--- Written instruction ---
Go through the material and write it all out exactly, minus the pictures.

--- Dataset section ---
** begin **

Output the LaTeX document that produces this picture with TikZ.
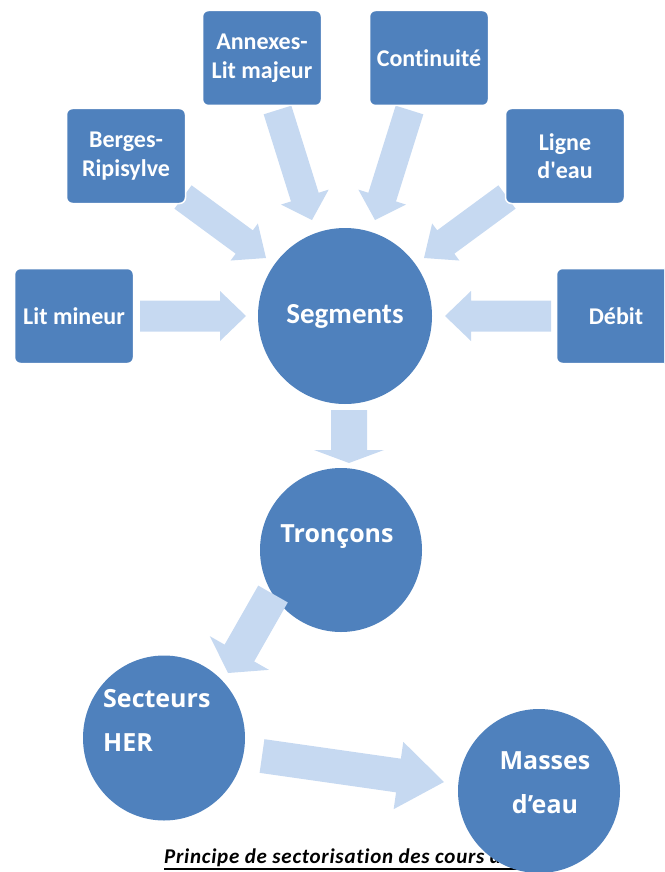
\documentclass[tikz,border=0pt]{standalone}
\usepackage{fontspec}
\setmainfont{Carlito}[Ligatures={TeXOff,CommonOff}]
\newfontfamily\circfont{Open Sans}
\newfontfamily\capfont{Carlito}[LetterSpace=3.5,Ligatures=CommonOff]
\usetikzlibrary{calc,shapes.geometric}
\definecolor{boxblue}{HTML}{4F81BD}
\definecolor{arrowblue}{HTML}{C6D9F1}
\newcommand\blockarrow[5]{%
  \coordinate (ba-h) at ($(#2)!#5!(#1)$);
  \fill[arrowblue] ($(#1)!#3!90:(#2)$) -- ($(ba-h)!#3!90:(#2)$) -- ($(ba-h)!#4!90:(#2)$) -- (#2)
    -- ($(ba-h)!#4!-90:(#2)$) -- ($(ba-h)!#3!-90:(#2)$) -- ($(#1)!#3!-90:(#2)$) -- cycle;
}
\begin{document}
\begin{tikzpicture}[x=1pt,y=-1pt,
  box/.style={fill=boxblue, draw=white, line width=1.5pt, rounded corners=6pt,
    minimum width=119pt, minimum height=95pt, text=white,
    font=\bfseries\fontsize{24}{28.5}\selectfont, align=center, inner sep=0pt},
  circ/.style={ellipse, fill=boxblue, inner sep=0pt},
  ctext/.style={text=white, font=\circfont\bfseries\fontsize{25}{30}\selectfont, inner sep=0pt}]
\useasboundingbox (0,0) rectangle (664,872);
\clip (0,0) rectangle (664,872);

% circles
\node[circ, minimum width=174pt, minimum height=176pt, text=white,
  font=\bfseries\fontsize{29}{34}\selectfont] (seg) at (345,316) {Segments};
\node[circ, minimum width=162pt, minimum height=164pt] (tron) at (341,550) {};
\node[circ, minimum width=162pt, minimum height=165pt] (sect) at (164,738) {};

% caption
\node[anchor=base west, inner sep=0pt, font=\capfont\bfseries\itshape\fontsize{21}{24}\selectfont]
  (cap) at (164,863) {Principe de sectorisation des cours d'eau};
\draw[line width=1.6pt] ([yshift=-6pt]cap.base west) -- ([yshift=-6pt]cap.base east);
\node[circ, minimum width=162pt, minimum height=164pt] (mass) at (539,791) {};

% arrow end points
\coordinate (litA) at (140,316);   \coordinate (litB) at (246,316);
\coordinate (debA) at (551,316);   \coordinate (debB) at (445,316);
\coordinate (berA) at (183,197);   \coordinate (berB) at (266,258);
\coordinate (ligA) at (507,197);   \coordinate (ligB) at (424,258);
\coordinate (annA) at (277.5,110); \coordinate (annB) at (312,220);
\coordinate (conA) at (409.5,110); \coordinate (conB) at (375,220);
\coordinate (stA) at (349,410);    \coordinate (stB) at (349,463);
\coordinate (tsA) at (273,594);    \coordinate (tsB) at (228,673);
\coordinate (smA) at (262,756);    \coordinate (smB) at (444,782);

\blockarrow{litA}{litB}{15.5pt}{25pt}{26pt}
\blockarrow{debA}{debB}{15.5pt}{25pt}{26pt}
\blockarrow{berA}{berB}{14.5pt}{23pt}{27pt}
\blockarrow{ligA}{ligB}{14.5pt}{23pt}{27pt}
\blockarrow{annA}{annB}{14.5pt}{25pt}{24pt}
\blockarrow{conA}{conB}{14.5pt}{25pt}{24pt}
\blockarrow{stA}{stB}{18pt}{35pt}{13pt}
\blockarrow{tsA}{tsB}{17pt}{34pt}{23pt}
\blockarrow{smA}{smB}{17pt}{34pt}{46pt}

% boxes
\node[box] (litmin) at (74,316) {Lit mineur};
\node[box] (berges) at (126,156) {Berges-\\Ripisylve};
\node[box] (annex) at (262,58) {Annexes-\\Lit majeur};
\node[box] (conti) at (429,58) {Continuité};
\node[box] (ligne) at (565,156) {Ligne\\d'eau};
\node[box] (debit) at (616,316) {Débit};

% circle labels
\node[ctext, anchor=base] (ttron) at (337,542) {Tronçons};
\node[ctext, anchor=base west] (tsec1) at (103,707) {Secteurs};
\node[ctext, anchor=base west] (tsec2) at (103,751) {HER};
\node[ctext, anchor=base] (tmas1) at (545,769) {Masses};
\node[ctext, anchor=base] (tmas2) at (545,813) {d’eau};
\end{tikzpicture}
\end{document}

** end **

--- Output of the task ---
Output the LaTeX document that produces this picture with TikZ.
\documentclass[tikz,border=0pt]{standalone}
\usepackage{fontspec}
\setmainfont{Carlito}[Ligatures={TeXOff,CommonOff}]
\newfontfamily\circfont{Open Sans}
\newfontfamily\capfont{Carlito}[LetterSpace=3.5,Ligatures=CommonOff]
\usetikzlibrary{calc,shapes.geometric}
\definecolor{boxblue}{HTML}{4F81BD}
\definecolor{arrowblue}{HTML}{C6D9F1}
\newcommand\blockarrow[5]{%
  \coordinate (ba-h) at ($(#2)!#5!(#1)$);
  \fill[arrowblue] ($(#1)!#3!90:(#2)$) -- ($(ba-h)!#3!90:(#2)$) -- ($(ba-h)!#4!90:(#2)$) -- (#2)
    -- ($(ba-h)!#4!-90:(#2)$) -- ($(ba-h)!#3!-90:(#2)$) -- ($(#1)!#3!-90:(#2)$) -- cycle;
}
\begin{document}
\begin{tikzpicture}[x=1pt,y=-1pt,
  box/.style={fill=boxblue, draw=white, line width=1.5pt, rounded corners=6pt,
    minimum width=119pt, minimum height=95pt, text=white,
    font=\bfseries\fontsize{24}{28.5}\selectfont, align=center, inner sep=0pt},
  circ/.style={ellipse, fill=boxblue, inner sep=0pt},
  ctext/.style={text=white, font=\circfont\bfseries\fontsize{25}{30}\selectfont, inner sep=0pt}]
\useasboundingbox (0,0) rectangle (664,872);
\clip (0,0) rectangle (664,872);

% circles
\node[circ, minimum width=174pt, minimum height=176pt, text=white,
  font=\bfseries\fontsize{29}{34}\selectfont] (seg) at (345,316) {Segments};
\node[circ, minimum width=162pt, minimum height=164pt] (tron) at (341,550) {};
\node[circ, minimum width=162pt, minimum height=165pt] (sect) at (164,738) {};

% caption
\node[anchor=base west, inner sep=0pt, font=\capfont\bfseries\itshape\fontsize{21}{24}\selectfont]
  (cap) at (164,863) {Principe de sectorisation des cours d'eau};
\draw[line width=1.6pt] ([yshift=-6pt]cap.base west) -- ([yshift=-6pt]cap.base east);
\node[circ, minimum width=162pt, minimum height=164pt] (mass) at (539,791) {};

% arrow end points
\coordinate (litA) at (140,316);   \coordinate (litB) at (246,316);
\coordinate (debA) at (551,316);   \coordinate (debB) at (445,316);
\coordinate (berA) at (183,197);   \coordinate (berB) at (266,258);
\coordinate (ligA) at (507,197);   \coordinate (ligB) at (424,258);
\coordinate (annA) at (277.5,110); \coordinate (annB) at (312,220);
\coordinate (conA) at (409.5,110); \coordinate (conB) at (375,220);
\coordinate (stA) at (349,410);    \coordinate (stB) at (349,463);
\coordinate (tsA) at (273,594);    \coordinate (tsB) at (228,673);
\coordinate (smA) at (262,756);    \coordinate (smB) at (444,782);

\blockarrow{litA}{litB}{15.5pt}{25pt}{26pt}
\blockarrow{debA}{debB}{15.5pt}{25pt}{26pt}
\blockarrow{berA}{berB}{14.5pt}{23pt}{27pt}
\blockarrow{ligA}{ligB}{14.5pt}{23pt}{27pt}
\blockarrow{annA}{annB}{14.5pt}{25pt}{24pt}
\blockarrow{conA}{conB}{14.5pt}{25pt}{24pt}
\blockarrow{stA}{stB}{18pt}{35pt}{13pt}
\blockarrow{tsA}{tsB}{17pt}{34pt}{23pt}
\blockarrow{smA}{smB}{17pt}{34pt}{46pt}

% boxes
\node[box] (litmin) at (74,316) {Lit mineur};
\node[box] (berges) at (126,156) {Berges-\\Ripisylve};
\node[box] (annex) at (262,58) {Annexes-\\Lit majeur};
\node[box] (conti) at (429,58) {Continuité};
\node[box] (ligne) at (565,156) {Ligne\\d'eau};
\node[box] (debit) at (616,316) {Débit};

% circle labels
\node[ctext, anchor=base] (ttron) at (337,542) {Tronçons};
\node[ctext, anchor=base west] (tsec1) at (103,707) {Secteurs};
\node[ctext, anchor=base west] (tsec2) at (103,751) {HER};
\node[ctext, anchor=base] (tmas1) at (545,769) {Masses};
\node[ctext, anchor=base] (tmas2) at (545,813) {d’eau};
\end{tikzpicture}
\end{document}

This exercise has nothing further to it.